12. Own work by the landlord
According to the Operating Costs Ordinance, the landlord may also settle his own material and work services with the tenants. This means that the landlord can, for example, lend a hand himself instead of hiring a gardener, caretaker or cleaning service.
The landlord can then invoice the tenants for these expenses. However, the landlord may not charge huge sums, but only has the right to charge costs in the amount that a craftsman or service provider would have asked for the same activity.
If the tenant has justified doubts about the amount of the costs, it is up to the landlord to explain his expenses.
13. Vacancy and condominiums
When calculating ancillary costs for a house, all apartments must be counted. Vacant apartments and condominiums must therefore be included in the total costs in the same way as rented apartments. In the case of vacant apartments, the owner must bear the costs proportionately.
If a lower total number of square meters appears in the utility bill in a year than in the previous year, this may be because the landlord only billed for the rented apartments in order to save costs.
14. Commercial premises
For commercial spaces, such as offices or shops, the operating costs are usually higher than for private households.
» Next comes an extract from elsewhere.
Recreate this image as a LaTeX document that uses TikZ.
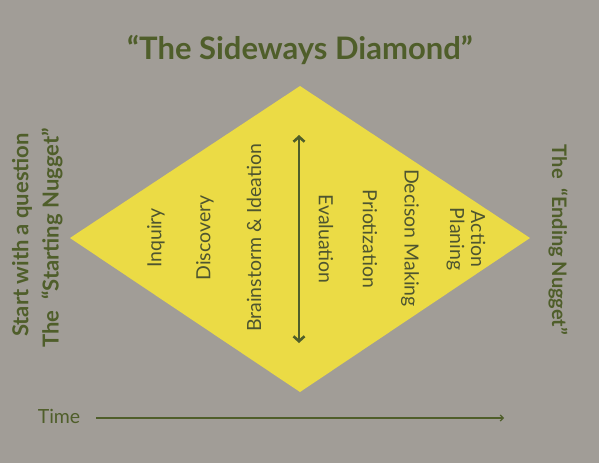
\documentclass[tikz,border=0pt]{standalone}
\usepackage{fontspec}
\setmainfont{Lato}
\usetikzlibrary{arrows.meta}
\definecolor{bg}{HTML}{A19D97}
\definecolor{dyel}{HTML}{EBDB45}
\definecolor{olive}{HTML}{4F5E2A}
\definecolor{itext}{HTML}{4E5530}
\tikzset{
  title/.style={text=olive,font=\bfseries\fontsize{31}{34}\selectfont},
  side/.style={text=olive,font=\bfseries\fontsize{22}{25}\selectfont},
  rside/.style={text=olive,font=\bfseries\fontsize{20}{23}\selectfont},
  inner/.style={text=itext,font=\fontsize{19.5}{21}\selectfont},
  conn/.style={draw=olive,line width=2.6pt},
}
\begin{document}
\begin{tikzpicture}[x=1pt,y=-1pt]
\fill[bg] (0,0) rectangle (599,463);
\useasboundingbox (0,0) rectangle (599,463);
\coordinate (T) at (300,86);
\coordinate (R) at (530,238);
\coordinate (B) at (300,392);
\coordinate (L) at (70,238);
\fill[dyel] (T) -- (R) -- (B) -- (L) -- cycle;
\node[title] (title) at (300,50) {“The Sideways Diamond”};
\node[side,rotate=90] (s1) at (22,235) {Start with a question};
\node[side,rotate=90] (s2) at (52,238) {The \ “Starting Nugget”};
\node[rside,rotate=-90] (e1) at (558,240) {The \ “Ending Nugget”};
\node[inner,rotate=90] (n1) at (156,238) {Inquiry};
\node[inner,rotate=90] (n2) at (205,238) {Discovery};
\node[inner,rotate=90] (n3) at (254,238) {Brainstorm \& Ideation};
\node[inner,rotate=-90] (n4) at (326,239) {Evaluation};
\node[inner,rotate=-90] (n5) at (370,239) {Priotization};
\node[inner,rotate=-90] (n6) at (410,238) {Decison Making};
\node[inner,rotate=-90,align=center] (n7) at (466,239) {Action\\Planing};
\coordinate (at) at (299,135);
\coordinate (ab) at (299,343);
\draw[conn,{Straight Barb[length=5pt,width=11pt]}-{Straight Barb[length=5pt,width=11pt]}] (at) -- (ab);
\node[text=olive,font=\fontsize{19.5}{22}\selectfont] (time) at (59,416) {Time};
\coordinate (t0) at (96,418);
\coordinate (t1) at (504,418);
\draw[draw=olive,line width=1.2pt,-{Straight Barb[length=3pt,width=6pt]}] (t0) -- (t1);
\end{tikzpicture}
\end{document}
For example, more water is often used in businesses, heating costs and waste disposal costs can be higher and property tax is higher.
If the tenants have to pay more than 15 percent more operating costs because of the commercial units in the house, the landlord is obliged to show apartments and businesses separately in the statement.
15. The landlord does not bill
While some tenants receive high demands for additional payments with their utility bill, other tenants do not receive any bills at all.
If the tenant has accumulated a credit due to high prepayments, which the landlord would have to repay to the tenant after the settlement, lan
dlords are trying not to create an invoice in order not to have to distribute the credit. However, the landlord is obliged to prepare an annual statement of the operating costs if he asks the tenant to pay the costs in advance. Tenants can even sue for their right to a utility bill.